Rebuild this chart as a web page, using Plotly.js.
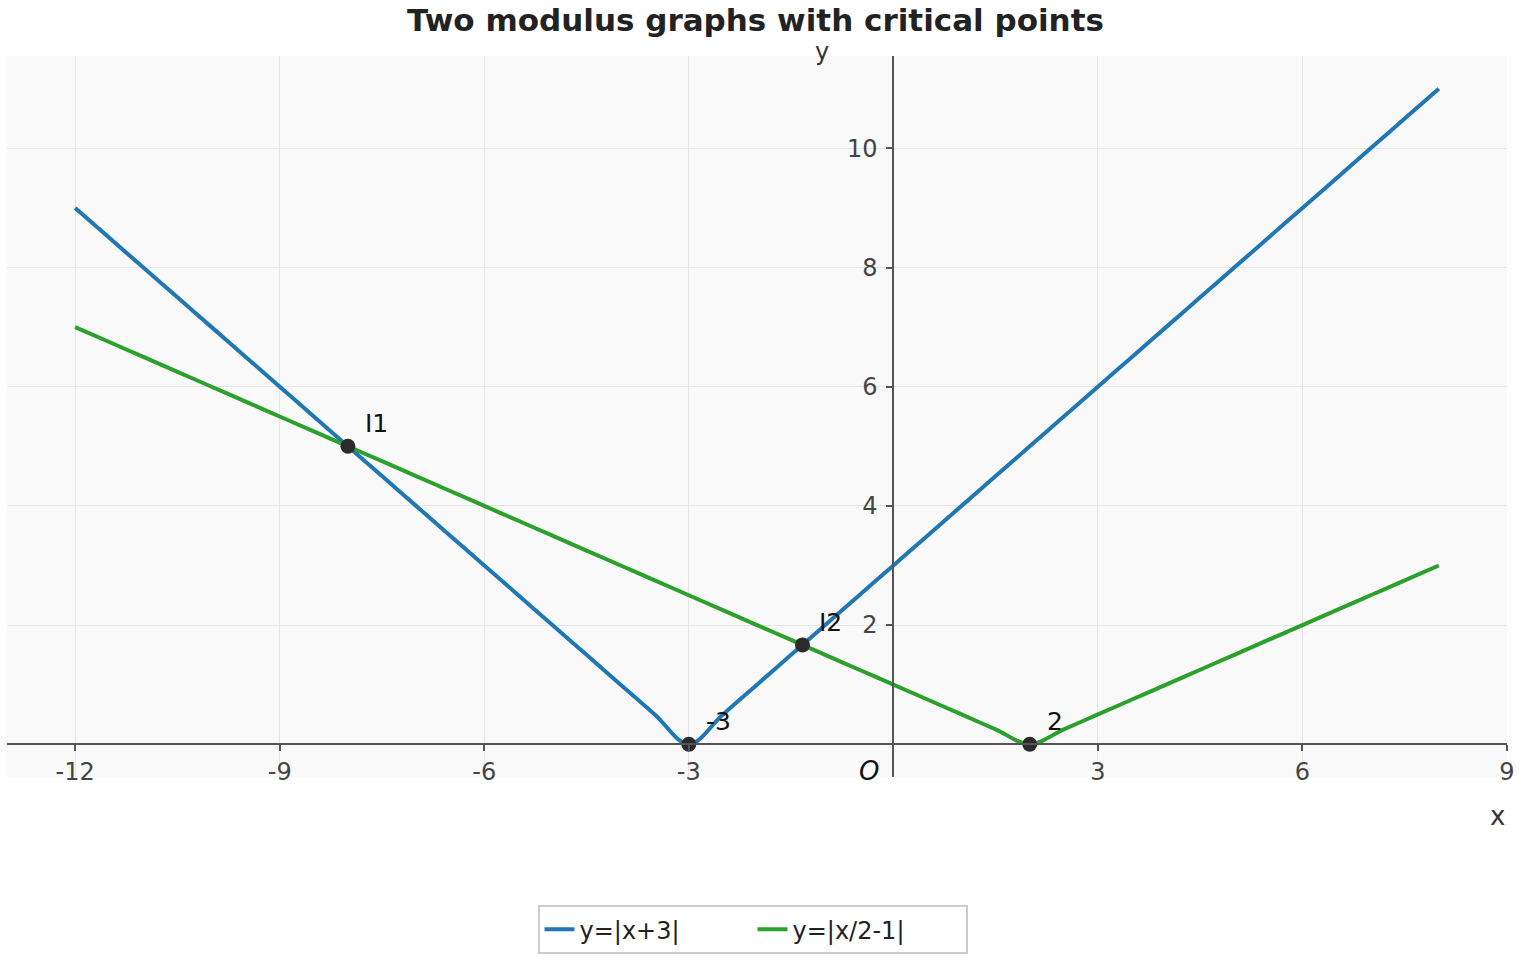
<!DOCTYPE html>
<html>
<head>
<meta charset="utf-8">
<script src="https://cdn.plot.ly/plotly-3.0.1.min.js"></script>
<style>html,body{margin:0;padding:0;background:#fff;}#chart{width:1520px;height:960px;}</style>
</head>
<body>
<div id="chart"></div>
<script>
// ---- data ----
const xs = [-12,-11.5,-11,-10.5,-10,-9.5,-9,-8.5,-8,-7.5,-7,-6.5,-6,-5.5,-5,-4.5,-4,-3.5,-3,-2.5,-2,-1.5,-1,-0.5,0,0.5,1,1.5,2,2.5,3,3.5,4,4.5,5,5.5,6,6.5,7,7.5,8];
const yBlue = [9,8.5,8,7.5,7,6.5,6,5.5,5,4.5,4,3.5,3,2.5,2,1.5,1,0.5,0,0.5,1,1.5,2,2.5,3,3.5,4,4.5,5,5.5,6,6.5,7,7.5,8,8.5,9,9.5,10,10.5,11];
const yGreen = [7,6.75,6.5,6.25,6,5.75,5.5,5.25,5,4.75,4.5,4.25,4,3.75,3.5,3.25,3,2.75,2.5,2.25,2,1.75,1.5,1.25,1,0.75,0.5,0.25,0,0.25,0.5,0.75,1,1.25,1.5,1.75,2,2.25,2.5,2.75,3];
const seriesNames = ["y=|x+3|", "y=|x/2-1|"];
const critX = [-8, -3, -1.3333, 2];
const critY = [5, 0, 1.6667, 0];
const critLabels = ["I1", "-3", "I2", "2"];
const xTickVals = [-12,-9,-6,-3,3,6,9];
const xTickText = ["-12","-9","-6","-3","3","6","9"];
const yTickVals = [2,4,6,8,10];
const yTickText = ["2","4","6","8","10"];
const xRange = [-13, 9];
const yRange = [-0.55, 11.55];

const FONT = "DejaVu Sans, sans-serif";

const traces = [
  {x: xs, y: yBlue, type: "scatter", mode: "lines", name: seriesNames[0],
   line: {color: "#1f77b4", width: 4, shape: "spline"}},
  {x: xs, y: yGreen, type: "scatter", mode: "lines", name: seriesNames[1],
   line: {color: "#2ca02c", width: 4, shape: "spline"}},
  {x: critX, y: critY, type: "scatter", mode: "markers", showlegend: false, cliponaxis: false,
   marker: {color: "#2b2b2b", size: 15}}
];

const labelAnns = critLabels.map((t, i) => ({
  text: t, xref: "x", yref: "y", x: critX[i], y: critY[i],
  xanchor: "left", yanchor: "bottom", xshift: 15, yshift: 6, showarrow: false,
  font: {family: FONT, size: 25, color: "#111"}
}));

const xPos = -yRange[0] / (yRange[1] - yRange[0]);
const yPos = -xRange[0] / (xRange[1] - xRange[0]);

const layout = {
  width: 1520, height: 960,
  margin: {l: 7, r: 13, t: 56, b: 182},
  paper_bgcolor: "#ffffff",
  plot_bgcolor: "#f9f9f9",
  font: {family: FONT, size: 24, color: "#444"},
  title: {text: "<b>Two modulus graphs with critical points</b>", x: 0.497, xanchor: "center",
          yref: "container", y: 0.979, yanchor: "middle",
          font: {family: FONT, size: 31, color: "#222"}},
  xaxis: {range: xRange, tickmode: "array", tickvals: xTickVals, ticktext: xTickText,
          anchor: "free", position: xPos, showline: true, linecolor: "#555", linewidth: 2,
          ticks: "outside", ticklen: 6, tickcolor: "#555", tickwidth: 2,
          showgrid: true, gridcolor: "#e6e6e6", gridwidth: 1, zeroline: false,
          tickfont: {family: FONT, size: 24, color: "#444"}},
  yaxis: {range: yRange, tickmode: "array", tickvals: yTickVals, ticktext: yTickText,
          anchor: "free", position: yPos, showline: true, linecolor: "#555", linewidth: 2,
          ticks: "outside", ticklen: 6, tickcolor: "#555", tickwidth: 2,
          ticklabelstandoff: 4,
          showgrid: true, gridcolor: "#e6e6e6", gridwidth: 1, zeroline: false,
          tickfont: {family: FONT, size: 24, color: "#444"}},
  showlegend: true,
  legend: {orientation: "h", x: 0.497, xanchor: "center", y: -0.21, yanchor: "middle",
           bordercolor: "#cccccc", borderwidth: 2, bgcolor: "#ffffff",
           entrywidth: 168, entrywidthmode: "pixels",
           font: {family: FONT, size: 24, color: "#222"}},
  annotations: labelAnns.concat([
    {text: "<i>O</i>", xref: "x", yref: "y", x: 0, y: 0, xanchor: "right", yanchor: "top",
     xshift: -12, yshift: -10, showarrow: false, font: {family: FONT, size: 26, color: "#111"}},
    {text: "x", xref: "paper", yref: "paper", x: 1, y: 0, xanchor: "right", yanchor: "top",
     xshift: 0, yshift: -22, showarrow: false, font: {family: FONT, size: 26, color: "#333"}},
    {text: "y", xref: "x", yref: "paper", x: 0, y: 1, xanchor: "right", yanchor: "bottom",
     xshift: -62, yshift: -12, showarrow: false, font: {family: FONT, size: 24, color: "#333"}}
  ])
};

Plotly.newPlot("chart", traces, layout, {displayModeBar: false});
</script>
</body>
</html>
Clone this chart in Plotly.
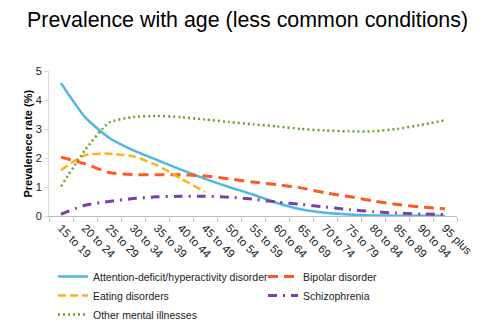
import plotly.graph_objects as go

age_groups = ["15 to 19", "20 to 24", "25 to 29", "30 to 34", "35 to 39", "40 to 44",
              "45 to 49", "50 to 54", "55 to 59", "60 to 64", "65 to 69", "70 to 74",
              "75 to 79", "80 to 84", "85 to 89", "90 to 94", "95 plus"]

adhd = [4.58, 3.41, 2.70, 2.27, 1.93, 1.60, 1.28, 1.00, 0.74, 0.45, 0.23, 0.11,
        0.05, 0.02, 0.01, 0.01, 0.01]
bipolar = [2.03, 1.80, 1.50, 1.43, 1.42, 1.42, 1.38, 1.28, 1.17, 1.08, 0.97, 0.80,
           0.67, 0.52, 0.40, 0.31, 0.25]
eating = [1.58, 2.10, 2.15, 2.06, 1.75, 1.29, 0.83]
schizophrenia = [0.06, 0.37, 0.50, 0.60, 0.66, 0.68, 0.68, 0.65, 0.58, 0.48, 0.40,
                 0.31, 0.22, 0.15, 0.10, 0.07, 0.05]
other = [1.02, 2.27, 3.22, 3.41, 3.45, 3.41, 3.33, 3.24, 3.16, 3.09, 3.00, 2.95,
         2.92, 2.92, 3.00, 3.14, 3.30]

# name, values, colour, dash, width, legend column
series = [
    ("Attention-deficit/hyperactivity disorder", adhd, "#4fb8e0", "solid", 2.5, "legend"),
    ("Bipolar disorder", bipolar, "#ff5a1f", "10px,6px", 3, "legend2"),
    ("Eating disorders", eating, "#ffb31a", "8px,4px", 2.5, "legend"),
    ("Schizophrenia", schizophrenia, "#7f3fa0", "9px,6px,2px,6px", 3, "legend2"),
    ("Other mental illnesses", other, "#6aa324", "2px,3px", 2.5, "legend"),
]

fig = go.Figure()
for name, vals, color, dash, width, leg in series:
    fig.add_trace(go.Scatter(
        x=age_groups[:len(vals)], y=vals, name=name, mode="lines", legend=leg,
        line=dict(color=color, dash=dash, width=width, shape="spline", smoothing=0.6),
    ))

font_family = "Liberation Sans, Arial, sans-serif"
legend_font = dict(family=font_family, size=10.5, color="#222222")
legend_y = 1 - 262 / 336

# plot area: x 49..457 px, y 71..216 px
fig.update_layout(
    width=489, height=336,
    margin=dict(l=49, r=32, t=71, b=120),
    paper_bgcolor="white", plot_bgcolor="white",
    font=dict(family=font_family, size=10, color="#222222"),
    title=dict(text="Prevalence with age (less common conditions)",
               x=27 / 489, xanchor="left", y=1 - 20 / 336, yanchor="middle",
               font=dict(family=font_family, size=21.4, color="#000000")),
    showlegend=True,
    legend=dict(orientation="v", x=4 / 408, xanchor="left", xref="paper",
                y=legend_y, yref="container", yanchor="top", itemwidth=30,
                font=legend_font, tracegroupgap=0, bgcolor="rgba(0,0,0,0)"),
    legend2=dict(orientation="v", x=214 / 408, xanchor="left", xref="paper",
                 y=legend_y, yref="container", yanchor="top", itemwidth=30,
                 font=legend_font, tracegroupgap=0, bgcolor="rgba(0,0,0,0)"),
    xaxis=dict(
        type="category", tickangle=45, showline=True, linecolor="#bfbfbf",
        linewidth=1, ticks="outside", tickson="boundaries", ticklen=5,
        tickcolor="#bfbfbf", showgrid=False, zeroline=False, automargin=False,
        tickfont=dict(family=font_family, size=11.5, color="#222222"),
        range=[-0.5, 16.5],
    ),
    yaxis=dict(
        range=[0, 5], dtick=1, showline=True, linecolor="#d9d9d9", linewidth=1,
        ticks="outside", ticklen=4, tickcolor="#d9d9d9", showgrid=False,
        zeroline=False, automargin=False,
        tickfont=dict(family=font_family, size=11, color="#222222"),
    ),
    annotations=[dict(
        text="<b>Prevalenece rate (%)</b>", textangle=-90, showarrow=False,
        xref="paper", yref="paper", x=(27 - 49) / 408, y=0.5,
        xanchor="center", yanchor="middle",
        font=dict(family=font_family, size=11, color="#000000"),
    )],
)

fig.write_html("out.html")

========

*What is required:* Start at the line with "Clone this chart in Plotly.", stop at the line with "2.92, 2.92, 3.00, 3.14, 3.30]", both lines included, and repeat that span exactly without its pictures.

*Response:*
Clone this chart in Plotly.
import plotly.graph_objects as go

age_groups = ["15 to 19", "20 to 24", "25 to 29", "30 to 34", "35 to 39", "40 to 44",
              "45 to 49", "50 to 54", "55 to 59", "60 to 64", "65 to 69", "70 to 74",
              "75 to 79", "80 to 84", "85 to 89", "90 to 94", "95 plus"]

adhd = [4.58, 3.41, 2.70, 2.27, 1.93, 1.60, 1.28, 1.00, 0.74, 0.45, 0.23, 0.11,
        0.05, 0.02, 0.01, 0.01, 0.01]
bipolar = [2.03, 1.80, 1.50, 1.43, 1.42, 1.42, 1.38, 1.28, 1.17, 1.08, 0.97, 0.80,
           0.67, 0.52, 0.40, 0.31, 0.25]
eating = [1.58, 2.10, 2.15, 2.06, 1.75, 1.29, 0.83]
schizophrenia = [0.06, 0.37, 0.50, 0.60, 0.66, 0.68, 0.68, 0.65, 0.58, 0.48, 0.40,
                 0.31, 0.22, 0.15, 0.10, 0.07, 0.05]
other = [1.02, 2.27, 3.22, 3.41, 3.45, 3.41, 3.33, 3.24, 3.16, 3.09, 3.00, 2.95,
         2.92, 2.92, 3.00, 3.14, 3.30]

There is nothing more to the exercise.